The electromagnetic tensor in your example is a type-$\binom 2 0$ tensor. There are also type-$\binom 1 1$ and type-$\binom 0 2$ tensors.

3. Aug 10, 2016

### Silviu

So, if a (1 0) tensor is a vector, this means that (2 0) is just a matrix, or there is a difference between (2 0) tensor and matrix? (sorry for horizontal notation)

4. Aug 10, 2016

### Staff: Mentor

Whether the index is upper or lower is a separate question from how many indexes there are (i.e., the rank of the tensor). As DrGreg says, you can have "vectors" (objects with one index) with either an upper or a lower index, and you can have tensors (objects with two--or more--indexes) with two upper indexes, two lower indexes, or one upper and one lower index.

If you know the metric tensor, you can use it to raise or lower indexes, so in many applications in physics the indexes are simply placed wherever is most convenient. The key thing is to make sure that free indexes on both sides of an equation match, and that contractions are done using one upper and one lower index.

Strictly speaking, however, upper and lower indexes mean different things. For example, a vector (one upper index) is a set of 4 numbers (in 4-d spacetime) that change in a particular way when you change coordinates. A "covector" (one lower index) is a linear map from vectors to numbers, i.e., it is an object which, when given a vector, gives back a number (a scalar). The standard notation for this is a contraction: the number $s$ obtained when you take a vector $V^a$ and apply to it a covector (linear map) $C_a$ is $s = V^a C_a = V^0 C_0 + V^1 C_1 + V^2 C_2 + V^3 C_3$.

5. Aug 10, 2016

### Silviu

Thank you! So, a (2 0) tensor is a normal matrix. And if we have the metric, we can turn this to a (0 2) tensor, which might not be a matrix anymore. Is this right?

6. Aug 10, 2016

### Staff: Mentor

Are $\binom n m$ tensors usually only those of the type $v_1 \otimes v_2 \otimes \dots \otimes v_n \otimes v^*_1 \otimes v^*_2 \otimes \dots \otimes v^*_m$ or linear combinations of them as well, i.e. all tensors of $(n,m)$ rank?

7. Aug 10, 2016

### Staff: Mentor

Neither a (2,0) tensor nor a (0,2) tensor is a matrix, but the components of both in a given coordinate system ($A^{ij}$ and $A_{ij}$) can be arranged in a two-dimension matrix when it is convenient - and it often is, so you see this done all the time.

If you want to get into GR as quickly as possible, https://preposterousuniverse.com/wp-content/uploads/2015/08/grtinypdf.pdf is a good practical summary.

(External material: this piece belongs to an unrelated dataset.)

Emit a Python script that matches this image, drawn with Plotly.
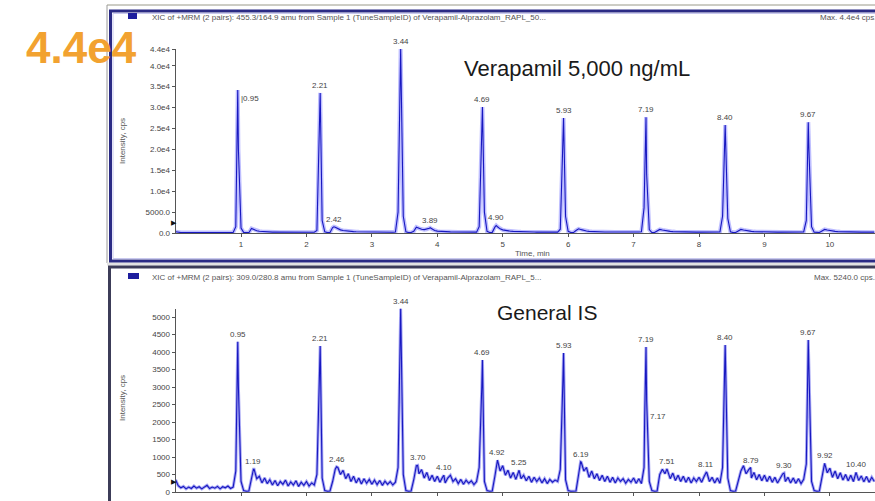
import plotly.graph_objects as go

W, H = 875, 501
STEP_MIN = 0.04  # acquisition grid spacing (min)

# ---------------- data ----------------
# Top chromatogram: Verapamil 5,000 ng/mL, intensity (cps) every 0.04 min from 0.00
top_grid_counts = [
    300, 150, 100, 120, 90, 110, 100, 130, 90, 100, 110, 100, 90, 120, 100, 110, 100, 90, 100, 110, 100, 100, 120, 1500, 20000,
    1200, 150, 60, 80, 1100, 800, 550, 420, 350, 300, 260, 240, 220, 210, 200, 190, 200, 180, 190, 180, 170, 180, 170, 160, 170,
    160, 170, 160, 170, 600, 25000, 3000, 300, 100, 120, 1300, 1400, 1000, 750, 600, 500, 430, 380, 340, 310, 290, 270, 250, 240, 230,
    220, 210, 210, 200, 200, 190, 200, 190, 190, 250, 5000, 44000, 4000, 300, 100, 120, 400, 1400, 1100, 900, 800, 900, 1150, 900, 600,
    450, 380, 330, 300, 280, 260, 250, 240, 230, 220, 220, 210, 210, 200, 200, 210, 1500, 26000, 5000, 400, 120, 150, 1400, 1500, 1000,
    750, 600, 500, 430, 380, 340, 310, 290, 270, 260, 250, 240, 230, 220, 220, 210, 210, 200, 200, 210, 200, 200, 900, 24000, 4000,
    400, 120, 100, 600, 1000, 800, 600, 480, 400, 350, 310, 290, 270, 250, 240, 230, 220, 220, 210, 210, 200, 200, 210, 200, 200,
    200, 200, 250, 300, 6000, 14000, 800, 100, 120, 500, 850, 700, 550, 450, 380, 330, 300, 280, 260, 250, 240, 230, 220, 220, 210,
    210, 200, 200, 210, 200, 200, 190, 200, 250, 4000, 25800, 3500, 300, 100, 120, 500, 850, 700, 550, 450, 380, 330, 300, 280, 260,
    250, 240, 230, 220, 220, 210, 210, 200, 200, 210, 200, 200, 200, 210, 200, 250, 3000, 20000, 1500, 200, 100, 120, 500, 850, 700,
    550, 450, 380, 330, 300, 280, 260, 250, 240, 230, 220, 220, 210, 210, 200, 200, 200, 200,
]
top_peak_rt = [0.95, 2.21, 3.44, 4.69, 5.93, 7.19, 8.40, 9.67]
top_peak_counts = [34200, 33500, 44000, 30100, 27500, 27700, 25800, 26500]
top_minor_rt = [2.42, 3.89, 4.90]
top_minor_counts = [1500, 1250, 1800]

# Bottom chromatogram: General IS, intensity (cps) every 0.04 min from 0.00
bottom_grid_counts = [
    350, 180, 120, 160, 90, 140, 100, 170, 110, 150, 90, 130, 190, 100, 140, 110, 160, 90, 150, 120, 170, 100, 140, 600, 3000,
    300, 40, 20, 30, 450, 650, 380, 450, 260, 400, 240, 350, 200, 330, 180, 300, 220, 340, 170, 290, 200, 320, 160, 280, 190,
    300, 170, 260, 200, 500, 3500, 400, 40, 20, 30, 300, 650, 700, 500, 620, 380, 520, 300, 450, 260, 400, 230, 380, 250, 360,
    220, 340, 210, 330, 190, 310, 220, 300, 200, 280, 700, 5240, 500, 40, 20, 30, 350, 750, 520, 640, 400, 560, 330, 480, 300,
    450, 280, 420, 260, 400, 480, 300, 380, 240, 360, 220, 340, 250, 320, 210, 300, 700, 3000, 300, 40, 20, 30, 450, 900, 600,
    750, 480, 620, 400, 560, 360, 600, 380, 480, 320, 450, 280, 420, 300, 400, 260, 380, 240, 360, 280, 340, 300, 650, 3200, 350,
    40, 20, 30, 30, 500, 850, 600, 700, 420, 600, 380, 520, 330, 480, 300, 450, 280, 420, 260, 400, 300, 380, 250, 360, 280,
    400, 250, 380, 240, 700, 2600, 300, 40, 20, 30, 500, 650, 520, 600, 380, 540, 330, 480, 300, 450, 280, 420, 260, 400, 300,
    420, 280, 450, 550, 300, 420, 260, 400, 250, 700, 4200, 400, 40, 20, 30, 350, 600, 750, 520, 640, 400, 560, 350, 500, 320,
    480, 300, 450, 280, 420, 260, 400, 520, 300, 420, 260, 400, 250, 380, 240, 360, 800, 3300, 300, 40, 20, 30, 400, 800, 550,
    680, 420, 600, 380, 550, 340, 500, 320, 480, 300, 560, 330, 460, 290, 440, 280, 420, 300,
]
bottom_peak_rt = [0.95, 2.21, 3.44, 4.69, 5.93, 7.19, 8.40, 9.67]
bottom_peak_counts = [4290, 4170, 5240, 3770, 3970, 4140, 4200, 4340]
bottom_minor_rt = [1.19, 2.46, 3.70, 4.10, 4.92, 5.25, 6.19, 7.17, 7.51, 8.11, 8.79, 9.30, 9.92, 10.40]
bottom_minor_counts = [650, 720, 760, 480, 910, 620, 860, 2150, 660, 560, 700, 540, 820, 560]

x_tick_vals = [1, 2, 3, 4, 5, 6, 7, 8, 9, 10]
top_y_tick_vals = [0, 5000, 10000, 15000, 20000, 25000, 30000, 35000, 40000, 44000]
top_y_tick_text = ["0.0", "5000.0", "1.0e4", "1.5e4", "2.0e4", "2.5e4", "3.0e4", "3.5e4", "4.0e4", "4.4e4"]
bottom_y_tick_vals = [0, 500, 1000, 1500, 2000, 2500, 3000, 3500, 4000, 4500, 5000]
bottom_y_tick_text = ["0", "500", "1000", "1500", "2000", "2500", "3000", "3500", "4000", "4500", "5000"]

top_header = "XIC of +MRM (2 pairs): 455.3/164.9 amu from Sample 1 (TuneSampleID) of Verapamil-Alprazolam_RAPL_50..."
bottom_header = "XIC of +MRM (2 pairs): 309.0/280.8 amu from Sample 1 (TuneSampleID) of Verapamil-Alprazolam_RAPL_5..."
top_max = "Max. 4.4e4 cps."
bottom_max = "Max. 5240.0 cps."
top_title = "Verapamil 5,000 ng/mL"
bottom_title = "General IS"
big_label = "4.4e4"

# ---------------- helpers ----------------
FONT = "Liberation Sans, Arial, sans-serif"


def px(x):
    return x / W


def py(y):
    return 1 - y / H


def build_trace(grid, peak_rt, peak_c, minor_rt, minor_c):
    t = [round(i * STEP_MIN, 2) for i in range(len(grid))]
    pts = sorted(zip(t + peak_rt + minor_rt, grid + peak_c + minor_c))
    return [p[0] for p in pts], [p[1] for p in pts]


fig = go.Figure()

for (grid, prt, pc, mrt, mc, xa, ya, glow_col, glow_w) in [
    (top_grid_counts, top_peak_rt, top_peak_counts, top_minor_rt, top_minor_counts, "x", "y",
     "rgba(110,110,255,0.45)", 4),
    (bottom_grid_counts, bottom_peak_rt, bottom_peak_counts, bottom_minor_rt, bottom_minor_counts, "x2", "y2",
     "rgba(60,60,230,0.45)", 3),
]:
    tx, ty = build_trace(grid, prt, pc, mrt, mc)
    fig.add_trace(go.Scatter(x=tx, y=ty, mode="lines", xaxis=xa, yaxis=ya,
                             line=dict(color=glow_col, width=glow_w), hoverinfo="skip"))
    fig.add_trace(go.Scatter(x=tx, y=ty, mode="lines", xaxis=xa, yaxis=ya,
                             line=dict(color="#1818C0", width=1.1), hoverinfo="skip"))

annotations = []
label_font = dict(family=FONT, size=8, color="#444")


def peak_label(rt, c, xa, ya, side="top"):
    if side == "top":
        return dict(x=rt, y=c, xref=xa, yref=ya, text=f"{rt:.2f}", showarrow=False,
                    xanchor="center", yanchor="bottom", yshift=1, font=label_font)
    return dict(x=rt, y=c, xref=xa, yref=ya, text="|" + f"{rt:.2f}", showarrow=False,
                xanchor="left", yanchor="middle", xshift=1, yshift=-9, font=label_font)


for rt, c in zip(top_peak_rt, top_peak_counts):
    annotations.append(peak_label(rt, c, "x", "y", "right" if rt == 0.95 else "top"))
for rt, c in zip(top_minor_rt, top_minor_counts):
    annotations.append(peak_label(rt, c, "x", "y"))
for rt, c in zip(bottom_peak_rt, bottom_peak_counts):
    annotations.append(peak_label(rt, c, "x2", "y2"))
for rt, c in zip(bottom_minor_rt, bottom_minor_counts):
    if rt == 7.17:
        annotations.append(dict(x=rt, y=c, xref="x2", yref="y2", text=f"{rt:.2f}", showarrow=False,
                                xanchor="left", yanchor="middle", xshift=3, font=label_font))
    else:
        annotations.append(peak_label(rt, c, "x2", "y2"))

small = dict(family=FONT, size=8, color="#555")
annotations += [
    dict(x=px(150), y=py(17), xref="paper", yref="paper", text=top_header, showarrow=False,
         xanchor="left", yanchor="middle", font=small),
    dict(x=px(818), y=py(17), xref="paper", yref="paper", text=top_max, showarrow=False,
         xanchor="left", yanchor="middle", font=small),
    dict(x=px(150), y=py(277), xref="paper", yref="paper", text=bottom_header, showarrow=False,
         xanchor="left", yanchor="middle", font=small),
    dict(x=px(812), y=py(277), xref="paper", yref="paper", text=bottom_max, showarrow=False,
         xanchor="left", yanchor="middle", font=small),
    dict(x=px(577), y=py(68), xref="paper", yref="paper", text=top_title, showarrow=False,
         xanchor="center", yanchor="middle", font=dict(family=FONT, size=22, color="#1a1a1a")),
    dict(x=px(547), y=py(312), xref="paper", yref="paper", text=bottom_title, showarrow=False,
         xanchor="center", yanchor="middle", font=dict(family=FONT, size=21, color="#1a1a1a")),
    dict(x=px(122), y=py(141), xref="paper", yref="paper", text="Intensity, cps", showarrow=False,
         textangle=-90, xanchor="center", yanchor="middle", font=small),
    dict(x=px(122), y=py(398), xref="paper", yref="paper", text="Intensity, cps", showarrow=False,
         textangle=-90, xanchor="center", yanchor="middle", font=small),
    dict(x=px(532), y=py(254), xref="paper", yref="paper", text="Time, min", showarrow=False,
         xanchor="center", yanchor="middle", font=small),
    dict(x=px(174), y=py(223), xref="paper", yref="paper", text="▶", showarrow=False,
         xanchor="center", yanchor="middle", font=dict(family="DejaVu Sans", size=7, color="#111")),
    dict(x=px(174), y=py(482), xref="paper", yref="paper", text="▶", showarrow=False,
         xanchor="center", yanchor="middle", font=dict(family="DejaVu Sans", size=7, color="#111")),
    dict(x=px(81), y=py(47), xref="paper", yref="paper", text="<b>" + big_label + "</b>", showarrow=False,
         xanchor="center", yanchor="middle", font=dict(family=FONT, size=44, color="#F2A230")),
]

shapes = [
    dict(type="line", xref="paper", yref="paper", x0=px(107), x1=1.05, y0=py(5), y1=py(5),
         line=dict(color="#9a9a8a", width=1)),
    dict(type="line", xref="paper", yref="paper", x0=px(107), x1=px(107), y0=py(5), y1=py(263),
         line=dict(color="#9a9a9a", width=1)),
    dict(type="rect", xref="paper", yref="paper", x0=px(107), x1=1.05, y0=py(262.5), y1=py(265.5),
         fillcolor="#e2e2e2", line=dict(width=0)),
    dict(type="rect", xref="paper", yref="paper", x0=px(110.5), x1=1.05, y0=py(11), y1=py(261),
         line=dict(color="#2B2B85", width=3)),
    dict(type="rect", xref="paper", yref="paper", x0=px(113), x1=1.05, y0=py(13.5), y1=py(258.5),
         line=dict(color="#C8C8EE", width=1)),
    dict(type="rect", xref="paper", yref="paper", x0=px(109.5), x1=1.05, y0=py(267), y1=py(530),
         line=dict(color="#3c3c58", width=3)),
    dict(type="rect", xref="paper", yref="paper", x0=px(128), x1=px(137), y0=py(13), y1=py(19),
         fillcolor="#1E1E9E", line=dict(width=0)),
    dict(type="rect", xref="paper", yref="paper", x0=px(128), x1=px(139), y0=py(273), y1=py(279),
         fillcolor="#1E1E9E", line=dict(width=0)),
]

tickfont = dict(family=FONT, size=8, color="#444")
xdom = [px(175.6), 1.0]
common_x = dict(range=[0, 10.69], domain=xdom, tickvals=x_tick_vals, ticktext=[str(v) for v in x_tick_vals],
                showline=True, linecolor="#555", linewidth=1, ticks="outside", ticklen=3, tickcolor="#555",
                showgrid=False, zeroline=False, tickfont=tickfont, automargin=False, fixedrange=True)
common_y = dict(showline=True, linecolor="#555", linewidth=1, ticks="outside", ticklen=3, tickcolor="#555",
                showgrid=False, zeroline=False, tickfont=tickfont, automargin=False, fixedrange=True)

fig.update_layout(
    width=W, height=H, autosize=False,
    margin=dict(l=0, r=0, t=0, b=0, pad=0),
    paper_bgcolor="white", plot_bgcolor="white",
    showlegend=False, hovermode=False,
    xaxis=dict(anchor="y", **common_x),
    yaxis=dict(anchor="x", domain=[py(233), py(49)], range=[0, 44000],
               tickvals=top_y_tick_vals, ticktext=top_y_tick_text, **common_y),
    xaxis2=dict(anchor="y2", **common_x),
    yaxis2=dict(anchor="x2", domain=[py(492), py(308.6)], range=[0, 5240],
                tickvals=bottom_y_tick_vals, ticktext=bottom_y_tick_text, **common_y),
    annotations=annotations,
    shapes=shapes,
)

fig.write_html(
    "out.html",
    config={"displayModeBar": False, "staticPlot": True},
    post_script="document.body.style.margin='0px';document.body.style.padding='0px';"
                "document.documentElement.style.overflow='hidden';document.body.style.overflow='hidden';",
)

Just be warned that in this context "practical" means "ignores all mathematical niceties not required to get results out of the machinery".

8. Aug 11, 2016

### vanhees71

Even more careful is to stress that here we deal with tensor components with respect to a given Minkowski-orthonormal basis, i.e., you have $\binom{n}{m}$ tensor components, written as a symbol with one $n$ upper and $m$ lower indices. You can raise or lower indices with the pseudo-metric components $\eta^{\mu \nu}$ and $\eta_{\mu \nu}$ with $(\eta_{\mu \nu})=(\eta^{\mu \nu})=\mathrm{diag}(1,-1,-1,-1)$ (in the usual matrix notation for 2nd-rank tensor components).